Plotting code records:
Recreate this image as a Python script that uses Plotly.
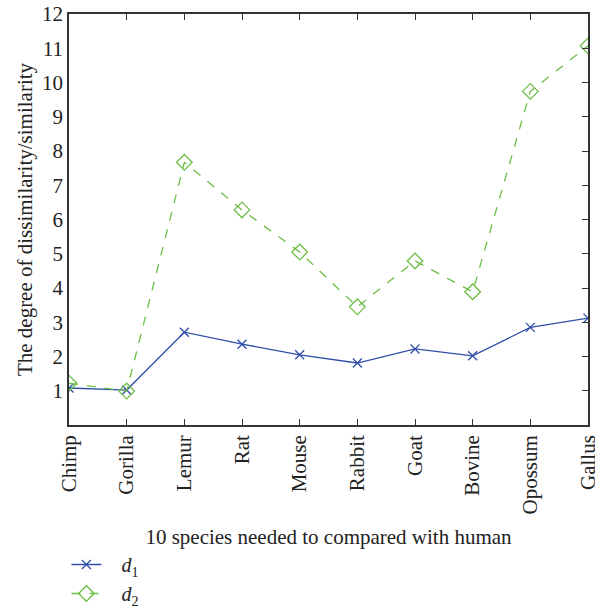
import plotly.graph_objects as go

species = ["Chimp", "Gorilla", "Lemur", "Rat", "Mouse", "Rabbit", "Goat", "Bovine", "Opossum", "Gallus"]
d1 = [1.08, 1.02, 2.71, 2.36, 2.05, 1.81, 2.22, 2.02, 2.85, 3.12]
d2 = [1.22, 0.99, 7.67, 6.28, 5.05, 3.45, 4.79, 3.89, 9.74, 11.07]
yticks = list(range(1, 13))

blue = "#2F4FA8"
green = "#6DBE45"
axc = "#333333"
txtc = "#222222"
font = "Liberation Serif"

fig = go.Figure()
fig.add_trace(go.Scatter(
    x=species, y=d1, mode="lines+markers", name="   <i>d</i><sub>1</sub>",
    line=dict(color=blue, width=1.3),
    marker=dict(symbol="x-thin-open", size=9, line=dict(color=blue, width=1.3)),
))
fig.add_trace(go.Scatter(
    x=species, y=d2, mode="lines+markers", name="   <i>d</i><sub>2</sub>",
    line=dict(color=green, width=1.3, dash="dash"),
    marker=dict(symbol="diamond-open", size=12, color=green, line=dict(color=green, width=1.3)),
))
# invisible trace for right axis
fig.add_trace(go.Scatter(x=species, y=d1, yaxis="y2", mode="none", showlegend=False, hoverinfo="skip"))

fig.update_layout(
    width=595, height=609,
    margin=dict(l=69, r=7, t=14, b=184, autoexpand=False),
    paper_bgcolor="white", plot_bgcolor="white",
    font=dict(family=font, size=21, color=txtc),
    xaxis=dict(
        range=[0, 9], showline=True, linecolor=axc, linewidth=1.5, mirror="ticks",
        ticks="inside", ticklen=6, tickcolor=axc, tickangle=-90,
        showgrid=False, zeroline=False,
        title=dict(text="10 species needed to compared with human", standoff=16, font=dict(size=21)),
        tickfont=dict(size=21),
    ),
    yaxis=dict(
        range=[0, 12], tickvals=yticks, showline=True, linecolor=axc, linewidth=1.5,
        ticks="", showgrid=False, zeroline=False,
        title=dict(text="The degree of dissimilarity/similarity", standoff=4, font=dict(size=21)),
        tickfont=dict(size=21),
    ),
    yaxis2=dict(
        range=[0, 12], tickvals=yticks, overlaying="y", side="right", showline=True,
        linecolor=axc, linewidth=1.5, ticks="inside", ticklen=6, tickcolor=axc,
        showticklabels=False, showgrid=False, zeroline=False,
    ),
    legend=dict(x=-0.005, y=-0.292, xanchor="left", yanchor="top",
                font=dict(size=20), bgcolor="rgba(0,0,0,0)", tracegroupgap=0),
    showlegend=True,
)

fig.write_html("out.html")
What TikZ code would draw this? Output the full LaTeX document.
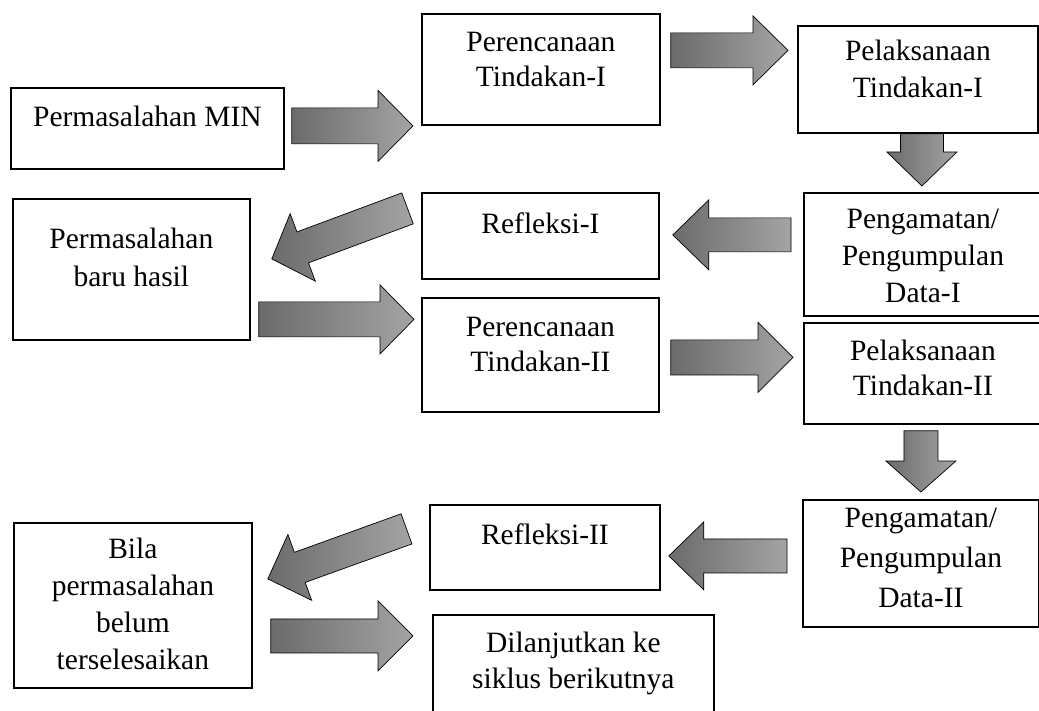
\documentclass[tikz,border=0pt]{standalone}
\usepackage{fontspec}
\setmainfont{Liberation Serif}
\usetikzlibrary{calc}
\definecolor{arrdark}{HTML}{6B6B6B}
\definecolor{arrlight}{HTML}{A4A4A4}
% block arrow: [opts]{tail}{tip}{shaft half width}{head half width}{head length}
\newcommand{\bkarrow}[6][]{%
  \coordinate (ba-h) at ($(#3)!#6!(#2)$);
  \path[barrow,#1] ($(#2)!#4!90:(#3)$) -- ($(ba-h)!#4!90:(#3)$) -- ($(ba-h)!#5!90:(#3)$)
    -- (#3) -- ($(ba-h)!#5!-90:(#3)$) -- ($(ba-h)!#4!-90:(#3)$) -- ($(#2)!#4!-90:(#3)$) -- cycle;
}
\begin{document}
\begin{tikzpicture}[x=1pt,y=-1pt,
  box/.style={draw=black, line width=1.8pt, fill=white, inner sep=0pt, anchor=north west},
  txt/.style={inner sep=0pt, align=center, anchor=north, font=\fontsize{29.5}{37}\selectfont},
  barrow/.style={draw=black, line width=0.7pt, left color=arrdark, right color=arrlight}]
\useasboundingbox (0,0) rectangle (1039,711);
\fill[white] (0,0) rectangle (1039,711);

% boxes
\node[box, minimum width=273pt, minimum height=81pt]  (b1)  at (10,87)   {};
\node[box, minimum width=238pt, minimum height=111pt] (b2)  at (421,13)  {};
\node[box, minimum width=240pt, minimum height=107pt] (b3)  at (797,25)  {};
\node[box, minimum width=238pt, minimum height=123pt] (b4)  at (803,192) {};
\node[box, minimum width=238pt, minimum height=101pt] (b5)  at (803,322) {};
\node[box, minimum width=237pt, minimum height=86pt]  (b6)  at (421,192) {};
\node[box, minimum width=237pt, minimum height=141pt] (b7)  at (12,198)  {};
\node[box, minimum width=237pt, minimum height=114pt] (b8)  at (421,297) {};
\node[box, minimum width=236pt, minimum height=127pt] (b9)  at (802,499) {};
\node[box, minimum width=230pt, minimum height=85pt]  (b10) at (429,504) {};
\node[box, minimum width=281pt, minimum height=105pt] (b11) at (432,614) {};
\node[box, minimum width=238pt, minimum height=165pt] (b12) at (13,522)  {};

% texts
\node[txt] (t1)  at ($(b1.north)+(0,19)$)  {Permasalahan MIN};
\node[txt, font=\fontsize{29.5}{35}\selectfont] (t2)  at ($(b2.north)+(0,19)$)  {Perencanaan\\Tindakan-I};
\node[txt] (t3)  at ($(b3.north)+(0,15)$)  {Pelaksanaan\\Tindakan-I};
\node[txt] (t4)  at ($(b4.north)+(0,17)$)  {Pengamatan/\\Pengumpulan\\Data-I};
\node[txt, font=\fontsize{29.5}{35}\selectfont] (t5)  at ($(b5.north)+(0,18)$)  {Pelaksanaan\\Tindakan-II};
\node[txt] (t6)  at ($(b6.north)+(0,21)$)  {Refleksi-I};
\node[txt, font=\fontsize{29.5}{38}\selectfont] (t7)  at ($(b7.north)+(0,30)$)  {Permasalahan\\baru hasil};
\node[txt, font=\fontsize{29.5}{35}\selectfont] (t8)  at ($(b8.north)+(0,20)$)  {Perencanaan\\Tindakan-II};
\node[txt, font=\fontsize{29.5}{40}\selectfont] (t9)  at ($(b9.north)+(0,9)$)   {Pengamatan/\\Pengumpulan\\Data-II};
\node[txt] (t10) at ($(b10.north)+(0,20)$) {Refleksi-II};
\node[txt, font=\fontsize{29.5}{36}\selectfont] (t11) at ($(b11.north)+(0,18)$) {Dilanjutkan ke\\siklus berikutnya};
\node[txt] (t12) at ($(b12.north)+(0,16)$) {Bila\\permasalahan\\belum\\terselesaikan};

% arrow end points
\coordinate (a1s)  at ($(b1.east)+(7,-2.5)$);
\coordinate (a1e)  at ($(b2.west |- a1s)+(-8,0)$);
\coordinate (a2s)  at ($(b2.east)+(10,-19)$);
\coordinate (a2e)  at ($(b3.west |- a2s)+(-9,0)$);
\coordinate (a3s)  at ($(b3.south)+(4,0)$);
\coordinate (a3e)  at ($(b4.north)+(-1,-6)$);
\coordinate (a4s)  at ($(b4.west)+(-12,-19.5)$);
\coordinate (a4e)  at ($(b6.east |- a4s)+(13,0)$);
\coordinate (a5s)  at ($(b6.west)+(-13.5,-27.5)$);
\coordinate (a5e)  at ($(b7.east)+(21,-10.5)$);
\coordinate (a6s)  at ($(b7.east)+(8,50)$);
\coordinate (a6e)  at ($(b8.west |- a6s)+(-7,0)$);
\coordinate (a7s)  at ($(b8.east)+(11,2.5)$);
\coordinate (a7e)  at ($(b5.west |- a7s)+(-10,0)$);
\coordinate (a8s)  at ($(b5.south)+(-2,6)$);
\coordinate (a8e)  at ($(b9.north)+(0,-7)$);
\coordinate (a9s)  at ($(b9.west)+(-15,-7.5)$);
\coordinate (a9e)  at ($(b10.east |- a9s)+(8,0)$);
\coordinate (a10s) at ($(b10.west)+(-22.5,-18.5)$);
\coordinate (a10e) at ($(b12.east)+(15,-26.5)$);
\coordinate (a11s) at ($(b12.east)+(18,30.5)$);
\coordinate (a11e) at ($(b11.west |- a11s)+(-19,0)$);

% block arrows
\bkarrow{a1s}{a1e}{18pt}{35.5pt}{35pt}
\bkarrow{a2s}{a2e}{17.5pt}{34.5pt}{35pt}
\bkarrow{a3s}{a3e}{21.5pt}{35pt}{34pt}
\bkarrow{a4s}{a4e}{17pt}{35pt}{36pt}
\bkarrow{a5s}{a5e}{16.5pt}{36pt}{33pt}
\bkarrow{a6s}{a6e}{17.5pt}{34.5pt}{34pt}
\bkarrow{a7s}{a7e}{17.5pt}{35pt}{35pt}
\bkarrow{a8s}{a8e}{17pt}{35pt}{31pt}
\bkarrow{a9s}{a9e}{17pt}{34pt}{35pt}
\bkarrow{a10s}{a10e}{16pt}{35pt}{34pt}
\bkarrow{a11s}{a11e}{17pt}{35pt}{35pt}
\end{tikzpicture}
\end{document}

# WHAT IS EXPECTED:
From the first line above through the line containing "import plotly.graph_objects as go", copy everything exactly, without the pictures.

# COMPLETE RESPONSE:
Recreate this image as a Python script that uses Plotly.
import plotly.graph_objects as go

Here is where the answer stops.